Few media voices have arisen to question Trump's psychological make-up, which makes him unfit for the high office he now seeks. Such reluctance is understandable. Medical experts are unwilling to attribute mental conditions of individuals they have not personally examined.
David Brooks bravely puts forth his personality assessment of Trump in his New York Times column, entitled, Donald Trump's Sad, Lonely Life.
Brooks' lay diagnosis is simple: "Trump continues to display the symptoms of narcissistic alexithymia," a psychological category which may be studied on the internet, through such sources as this essay in Huffington Post.
Brooks writes:
"Politics is an effort to make human connection, but Trump seems incapable of that. He is essentially adviser-less, friendless. His campaign team is made up of cold mercenaries at best and Roger Ailes at worst. His party treats him as a stench it can't yet remove. ...
"Trump breaks his own world record for being appalling on a weekly basis, but as the campaign sinks to new low after new low, I find myself experiencing feelings of deep sadness and pity.
"Imagine if you had to go through a single day without sharing kind little moments with strangers and friends. Imagine if you had to endure a single week in a hate-filled world, crowded with enemies of your own making, the object of disgust and derision.
"You would be a twisted, tortured shrivel, too, and maybe you'd lash out and try to take cruel revenge on the universe. For Trump this is his whole life.
"Trump continues to display the symptoms of narcissistic alexithymia, [which is] the inability to understand or describe the emotions in the self. Unable to know themselves, sufferers are unable to understand, relate or attach to others.
"To prove their own existence, they hunger for endless attention from outside. Lacking internal measures of their own worth, they rely on external but insecure criteria like wealth, beauty, fame and others' submission."
Trump's supporters are likely to ignore such a description, but it is nevertheless, one way of understanding how this raging forest fire has been sweeping through our political life.
Trump has been a professional entertainer and a builder of massive structures. He had not been previously examined in the court of public opinion as a political leader or as the President of the United States.
Hillary Clinton, like candidates before her, is flawed. Her husband has been a burden to a wife with a single-minded vision. That same husband, however, served two successful terms in the White House, even as his own careless personal behavior embarrassed the nation.
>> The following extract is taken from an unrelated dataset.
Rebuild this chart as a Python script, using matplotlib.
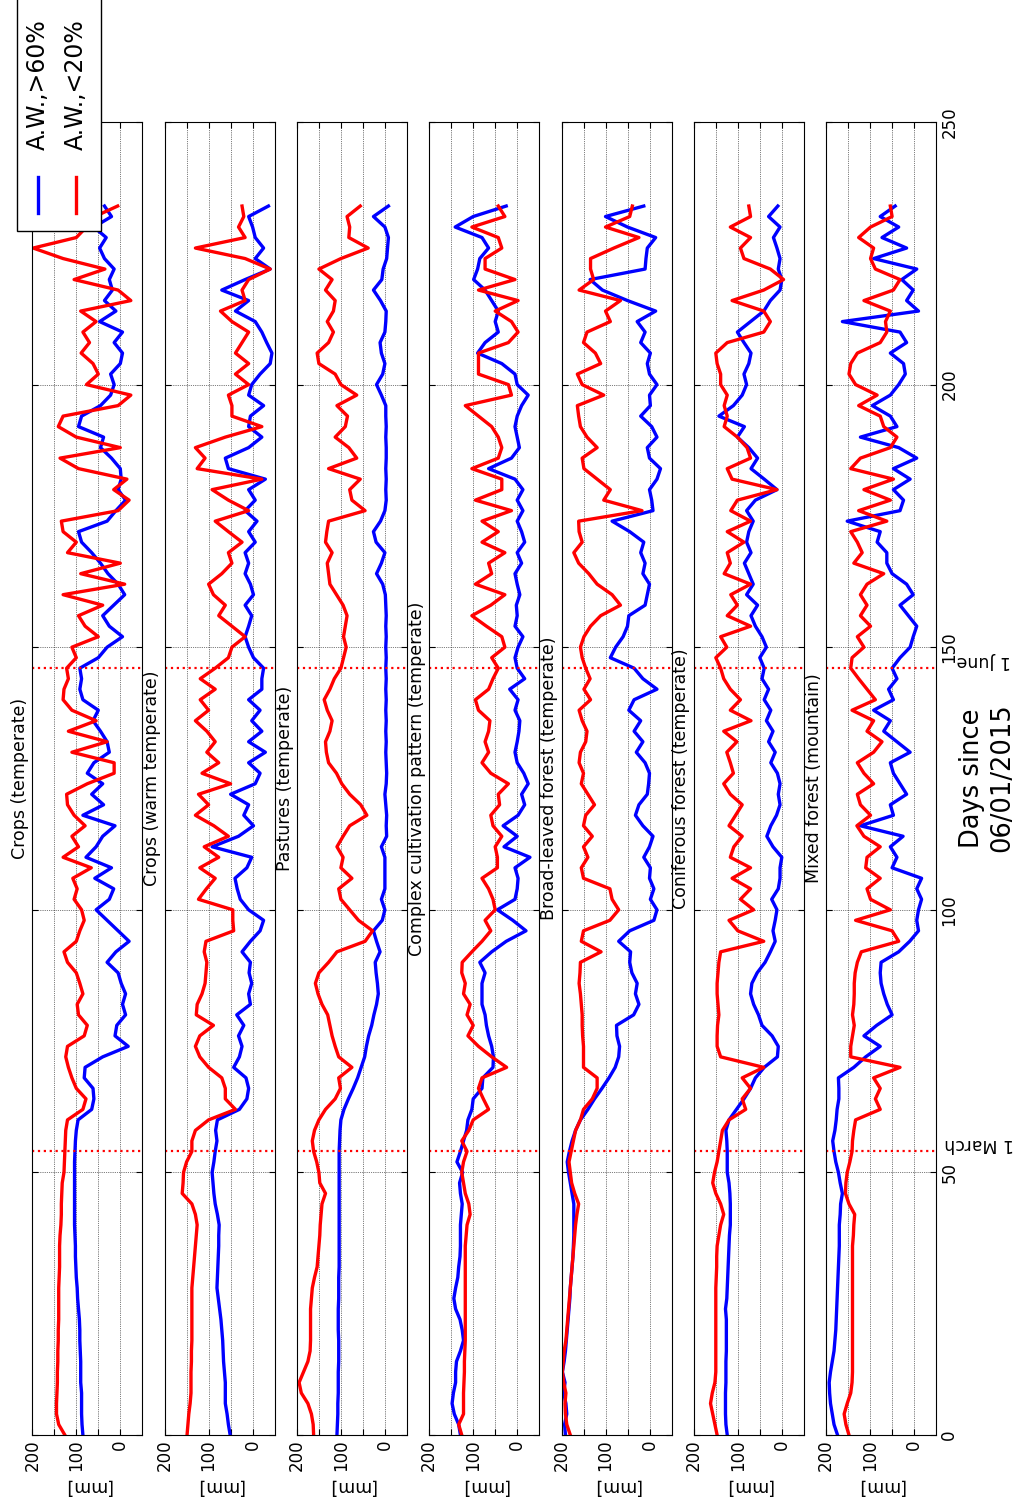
import numpy as np
import matplotlib
matplotlib.use("Agg")
import matplotlib.pyplot as plt
import matplotlib.transforms as mtransforms
from matplotlib.patches import Rectangle
from matplotlib.lines import Line2D

# days since 06/01/2015, one value every 2 days
days = np.arange(0, 235, 2)

titles = ["Crops (temperate)", "Crops (warm temperate)", "Pastures (temperate)",
          "Complex cultivation pattern (temperate)", "Broad-leaved forest (temperate)",
          "Coniferous forest (temperate)", "Mixed forest (mountain)"]
legend_labels = ["A.W.,>60%", "A.W.,<20%"]
march_day = 54
june_day = 146

# [mm] values, blue = A.W.>60%, red = A.W.<20%
crops_temp_hi = [85, 87, 88, 88, 88, 90, 90, 90, 91, 92,
                 92, 93, 95, 97, 98, 100, 101, 102, 102, 103,
                 104, 104, 104, 104, 104, 104, 104, 103, 102, 100,
                 96, 65, 60, 62, 82, 80, 40, -18, 12, 8,
                 -12, -5, -12, -2, 5, 30, 10, -20, 5, 30,
                 55, 25, 15, 58, 20, 78, 55, 40, 12, 85,
                 38, 65, 40, 75, 60, 25, 30, 45, 62, 50,
                 85, 92, 88, 92, 50, 30, -5, 25, 40, 15,
                 -10, 5, 28, 45, 65, 88, 95, 30, 10, -12,
                 5, -2, 0, 20, 45, 38, 95, 88, 45, 22,
                 14, 22, 0, -5, 14, -5, 47, 10, 36, 18,
                 25, 14, 36, 47, 32, 60, 20, 36]
crops_temp_lo = [126, 140, 145, 145, 144, 143, 143, 142, 142, 141,
                 141, 140, 140, 140, 140, 139, 138, 138, 138, 137,
                 135, 134, 134, 133, 132, 128, 127, 126, 125, 124,
                 120, 85, 78, 100, 110, 118, 124, 120, 82, 75,
                 95, 98, 85, 92, 100, 120, 128, 100, 92, 82,
                 88, 105, 98, 108, 66, 130, 95, 110, 80, 105,
                 120, 122, 75, 14, 14, 110, 30, 118, 55, 110,
                 130, 128, 118, 122, 100, 110, 50, 80, 95, 40,
                 130, -10, 90, 0, 120, 100, 130, 134, 5, -20,
                 15, -15, 95, 137, 0, 100, 141, 130, 5, -24,
                 77, 50, 62, 89, 70, 85, 55, 90, -24, 5,
                 105, 35, 130, 198, 100, 77, 58, 6]

crops_warm_hi = [51, 55, 58, 62, 62, 62, 64, 66, 67, 68,
                 70, 72, 75, 78, 81, 80, 79, 78, 77, 77,
                 76, 80, 85, 88, 90, 92, 88, 85, 81, 84,
                 80, 30, 13, 9, 15, 43, 30, 24, 32, 20,
                 36, 5, 9, 2, 8, 5, 24, 5, -17, -25,
                 9, 28, 35, 40, 13, 2, 92, 32, -2, 20,
                 9, 50, -6, -17, 9, -29, 9, -21, 2, -17,
                 9, -21, -21, -25, -2, 9, 17, 9, 2, 17,
                 -2, 5, 17, 9, 17, -6, 9, -10, 17, -6,
                 9, -29, 55, 62, 9, -21, 9, 5, -25, 9,
                 2, -17, -40, -44, -32, -21, -6, 39, 9, 70,
                 17, -40, -6, -25, -6, 0, 9, -36]
crops_warm_lo = [149, 147, 145, 142, 140, 140, 140, 139, 139, 138,
                 138, 138, 138, 138, 138, 136, 134, 132, 130, 128,
                 126, 130, 138, 160, 158, 157, 150, 138, 138, 130,
                 100, 39, 62, 62, 70, 100, 120, 130, 120, 89,
                 128, 126, 115, 108, 106, 104, 110, 106, 43, 45,
                 45, 123, 105, 85, 120, 77, 110, 55, 88, 130,
                 100, 123, 50, 115, 77, 104, 85, 104, 130, 100,
                 119, 85, 119, 85, 55, 47, 17, 47, 77, 62,
                 89, 100, 70, 47, 55, 24, 55, 85, 9, 55,
                 92, -21, 126, 108, 130, 62, -21, 47, 47, 55,
                 9, 39, 9, 39, 24, 9, 47, 73, 17, 24,
                 9, -40, 17, 130, 17, 32, 20, 24]

pastures_hi = [109, 108, 107, 107, 106, 106, 106, 105, 105, 105,
               106, 106, 106, 105, 105, 105, 104, 104, 104, 104,
               104, 104, 104, 104, 104, 104, 104, 104, 103, 102,
               100, 93, 83, 72, 62, 54, 46, 42, 37, 30,
               25, 19, 15, 17, 20, 22, 11, 19, 26, 6,
               0, 8, 0, 0, 0, 0, 8, -4, -3, -4,
               -2, 0, -3, -4, -3, -2, -3, -2, -3, -2,
               -3, -2, -3, -2, -3, -2, -3, -2, -3, -2,
               -1, 5, 19, 8, 0, 20, 26, 10, 0, -3,
               -2, -3, -2, -3, -3, -2, -3, -2, -2, 8,
               19, 5, 0, 8, 11, 0, -2, -3, 10, 26,
               7, 4, -4, -6, -8, 0, 26, -8]
pastures_lo = [162, 163, 167, 175, 190, 195, 185, 175, 170, 169,
               169, 169, 169, 167, 165, 160, 154, 152, 150, 148,
               147, 145, 143, 135, 148, 150, 155, 162, 165, 160,
               150, 135, 113, 101, 105, 75, 105, 113, 120, 125,
               130, 143, 152, 158, 150, 128, 109, 45, 28, 60,
               80, 100, 105, 75, 100, 95, 109, 95, 80, 41,
               55, 80, 98, 110, 128, 133, 135, 125, 120, 131,
               138, 125, 115, 100, 94, 88, 94, 90, 86, 95,
               110, 125, 128, 131, 120, 135, 132, 128, 45, 75,
               80, 56, 128, 64, 82, 113, 90, 85, 109, 64,
               100, 113, 150, 154, 128, 117, 131, 117, 113, 135,
               120, 150, 100, 38, 82, 80, 86, 56]

complex_hi = [129, 133, 143, 148, 145, 140, 140, 138, 129, 122,
              125, 130, 140, 144, 140, 135, 133, 130, 129, 129,
              129, 127, 125, 129, 131, 124, 137, 129, 122, 115,
              112, 103, 100, 80, 78, 55, 54, 58, 65, 70,
              73, 80, 80, 80, 73, 85, 58, 25, -20, 10,
              45, 5, 0, -2, 5, -29, 30, 0, 32, -2,
              -17, -10, -25, -15, 0, 5, 0, -4, -6, 5,
              -2, 17, -17, 0, 5, -2, -13, 5, 0, 2,
              -6, 0, 5, -10, 0, -17, -10, 0, -13, 0,
              -13, 5, 65, 13, -5, 0, 5, 0, -10, -25,
              0, 5, 35, 90, 73, 43, 50, 43, 58, 73,
              99, 90, 85, 65, 80, 141, 100, 25]
complex_lo = [126, 133, 122, 122, 122, 121, 120, 120, 119, 118,
              118, 118, 118, 118, 118, 118, 118, 118, 118, 116,
              114, 107, 110, 118, 122, 126, 122, 114, 126, 110,
              100, 65, 77, 88, 80, 24, 58, 88, 112, 100,
              114, 107, 122, 118, 126, 125, 103, 80, 60, 73,
              50, 55, 65, 80, 45, 45, 50, 35, 55, 60,
              40, 43, 20, 60, 80, 65, 73, 65, 62, 88,
              95, 65, 55, 43, 58, 28, 35, 70, 103, 60,
              28, 95, 58, 65, 28, 80, 43, 80, 13, 95,
              35, 35, 103, 43, 35, 43, 58, 88, 118, 13,
              20, 88, 88, 88, 20, -2, 13, 50, -2, 88,
              5, 73, 73, 35, 43, 103, 28, 43]

broadleaf_hi = [191, 193, 188, 190, 195, 192, 198, 194, 191, 189,
                187, 185, 183, 181, 180, 178, 176, 174, 173, 172,
                172, 172, 172, 176, 180, 184, 187, 182, 176, 168,
                157, 140, 125, 108, 92, 78, 70, 68, 74, 75,
                36, 24, 32, 28, 40, 45, 43, 70, 45, -10,
                -17, -2, -10, 0, -2, 13, 0, -8, 15, 32,
                24, 5, 2, 0, 10, 30, 15, 35, 20, 47,
                35, -17, 15, 35, 89, 77, 60, 50, 47, 10,
                5, 0, 15, 10, 20, 13, 45, 85, -8, -5,
                0, -17, -25, 0, 5, -17, -5, 20, -2, 0,
                -17, 0, 5, -2, 20, 10, 28, -14, 50, 107,
                135, 10, 8, 5, -14, 50, 100, 13]
broadleaf_lo = [180, 188, 191, 192, 190, 195, 198, 196, 194, 190,
                188, 186, 184, 182, 180, 178, 176, 174, 172, 170,
                168, 165, 161, 170, 177, 180, 183, 178, 173, 168,
                157, 150, 130, 119, 119, 150, 150, 150, 152, 153,
                153, 155, 157, 160, 158, 157, 110, 155, 150, 90,
                70, 85, 90, 150, 155, 140, 150, 130, 150, 145,
                125, 140, 155, 150, 160, 157, 145, 142, 153, 160,
                134, 149, 135, 145, 153, 157, 149, 134, 111, 66,
                85, 119, 138, 161, 172, 153, 160, 161, 17, 104,
                89, 119, 149, 153, 119, 142, 157, 161, 164, 104,
                153, 164, 111, 123, 150, 142, 89, 100, 66, 160,
                127, 134, 134, 81, 24, 100, 45, 39]

conif_hi = [124, 127, 128, 128, 128, 127, 127, 127, 126, 126,
            126, 126, 128, 125, 124, 123, 122, 121, 120, 119,
            117, 117, 117, 118, 120, 124, 124, 124, 125, 127,
            120, 103, 86, 71, 60, 40, 10, 8, 22, 45,
            53, 64, 71, 68, 56, 38, 26, 15, 20, 15,
            11, 23, 8, 4, 4, 0, 20, 34, 25, 12,
            4, 8, 4, 10, 25, 15, 30, 20, 35, 25,
            40, 30, 45, 40, 50, 35, 45, 60, 70, 55,
            80, 65, 75, 85, 70, 80, 75, 65, 80, 60,
            11, 40, 70, 55, 75, 101, 85, 143, 110, 90,
            80, 86, 75, 70, 86, 101, 71, 41, 26, 4,
            0, 8, 4, 11, 19, 4, 30, 9]
conif_lo = [147, 152, 157, 162, 158, 152, 150, 150, 150, 150,
            150, 150, 150, 150, 150, 149, 148, 148, 147, 143,
            139, 132, 139, 150, 157, 153, 147, 143, 139, 135,
            120, 82, 90, 71, 90, 41, 139, 147, 147, 146,
            143, 145, 147, 147, 145, 143, 139, 41, 100, 120,
            64, 94, 71, 113, 71, 117, 109, 90, 120, 105,
            90, 117, 132, 110, 117, 125, 102, 132, 70, 117,
            94, 117, 132, 139, 150, 125, 139, 71, 124, 101,
            116, 71, 131, 117, 124, 86, 124, 71, 116, 101,
            11, 113, 124, 71, 79, 101, 131, 124, 131, 124,
            139, 139, 147, 150, 124, 41, 26, 41, 113, 41,
            -4, 26, 86, 94, 71, 117, 71, 75]

mixed_hi = [174, 182, 186, 190, 192, 193, 190, 186, 182, 180,
            178, 177, 176, 175, 174, 173, 172, 171, 170, 170,
            170, 168, 167, 163, 168, 172, 178, 182, 185, 180,
            177, 175, 171, 171, 172, 137, 110, 77, 114, 85,
            50, 61, 69, 75, 77, 75, 35, 10, -10, -6,
            -10, -17, -6, -17, 50, 39, 54, 25, 122, 47,
            54, 17, 32, 47, 54, 9, 39, 69, 54, 92,
            47, 58, 39, 50, 32, 9, 2, -6, 13, 32,
            2, 17, 50, 62, 62, 84, 77, 152, 32, 24,
            47, 9, 47, -6, 35, 122, 39, 54, 95, 54,
            35, 20, 24, 54, 17, 32, 163, -10, 17, 2,
            28, -6, 92, 17, 73, 35, 77, 43]
mixed_lo = [148, 155, 159, 152, 144, 141, 140, 140, 140, 140,
            140, 140, 140, 140, 140, 140, 140, 140, 140, 138,
            137, 135, 148, 156, 155, 152, 146, 141, 140, 137,
            133, 77, 88, 77, 92, 32, 144, 144, 140, 136,
            140, 137, 136, 136, 134, 129, 120, 35, 50, 133,
            54, 99, 107, 77, 110, 107, 77, 114, 130, 99,
            122, 129, 92, 114, 129, 92, 73, 107, 92, 141,
            88, 107, 126, 144, 141, 114, 129, 99, 122, 107,
            122, 107, 69, 137, 118, 129, 144, 62, 126, 54,
            114, 47, 144, 122, 54, 39, 69, 77, 126, 84,
            133, 148, 144, 129, 77, 62, 65, 54, 114, 47,
            32, 88, 99, 92, 126, 99, 50, 54]

pairs = [(crops_temp_hi, crops_temp_lo), (crops_warm_hi, crops_warm_lo),
         (pastures_hi, pastures_lo), (complex_hi, complex_lo),
         (broadleaf_hi, broadleaf_lo), (conif_hi, conif_lo), (mixed_hi, mixed_lo)]
mm_top = [200, 200, 200, 199, 200, 200, 200]

W, H = 1026, 1503
fig = plt.figure(figsize=(W / 100, H / 100), dpi=100)
fig.patch.set_facecolor("white")

axes = []
for i, (title, (hi, lo)) in enumerate(zip(titles, pairs)):
    left = 32.3 + i * 132.3
    ax = fig.add_axes([left / W, 68 / H, 110 / W, 1313 / H])
    ax.plot(hi, days, color="b", lw=2.4)
    ax.plot(lo, days, color="r", lw=2.4)
    ax.axhline(march_day, color="r", ls=":", lw=1.6)
    ax.axhline(june_day, color="r", ls=":", lw=1.6)
    ax.set_xlim(mm_top[i], -50)
    ax.set_ylim(0, 250)
    ax.set_xticks([0, 50, 100, 150, 200])
    ax.set_xticklabels(["0", "", "100", "", "200"], rotation=90, fontsize=12)
    ax.set_yticks(range(0, 251, 50))
    ax.grid(True, color="k", ls=":", lw=0.5)
    ax.tick_params(direction="in", top=True, right=True, length=4, width=0.8)
    ax.tick_params(axis="y", pad=3)
    ax.set_xlabel("[mm]", rotation=180, fontsize=12.5)
    ax.text(-0.03, 0.5, title, transform=ax.transAxes, rotation=90,
            ha="right", va="center", fontsize=12.5)
    if i < 6:
        ax.set_yticklabels([])
    else:
        ax.tick_params(labelleft=False, labelright=True, labelsize=12)
        for lab in ax.get_yticklabels():
            lab.set_rotation(90)
            lab.set_va("center")
    axes.append(ax)

ax7 = axes[-1]
trans = mtransforms.blended_transform_factory(ax7.transAxes, ax7.transData)
ax7.text((944 - 826) / 110, 55.4, "1 March", transform=trans, rotation=180,
         ha="left", va="center", fontsize=12.5)
ax7.text((956 - 826) / 110, 147.4, "1 June", transform=trans, rotation=180,
         ha="left", va="center", fontsize=12.5)

fig.text(987 / W, 1 - 778 / H, "Days since\n06/01/2015", rotation=90,
         ha="center", va="center", fontsize=18.5, multialignment="center")

# legend box, drawn rotated like the rest of the page
fig.add_artist(Rectangle((17 / W, 1 - 231 / H), 84 / W, 240 / H, transform=fig.transFigure,
                         facecolor="white", edgecolor="k", lw=1, zorder=5))
for x, color, label in [(38, "b", legend_labels[0]), (76, "r", legend_labels[1])]:
    fig.add_artist(Line2D([x / W, x / W], [1 - 213 / H, 1 - 177 / H], transform=fig.transFigure,
                          color=color, lw=2.4, zorder=6))
    fig.text(x / W, 1 - 150 / H, label, rotation=90, ha="center", va="bottom",
             fontsize=17, zorder=6)

fig.savefig("out.png", dpi=100, facecolor="white")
Hillary Clinton is smart, determined and wise to the ways of politics. She demonstrated this in her leaked private meetings with donors.
In one private donor meeting, she spoke of two levels of political thought, the public and the private. She was referring to Steven Spielberg's film, Lincoln, with a subtle perspective any perceptive viewer could share.
In the film, Lincoln (Daniel Day Lewis) is seen orchestrating passage of the 13th Amendment by working with William Seward (David Strathairn), his secretary of state, and Rep. Thaddeus Stevens (Tommy Lee Jones), the most powerful abolitionist in the House.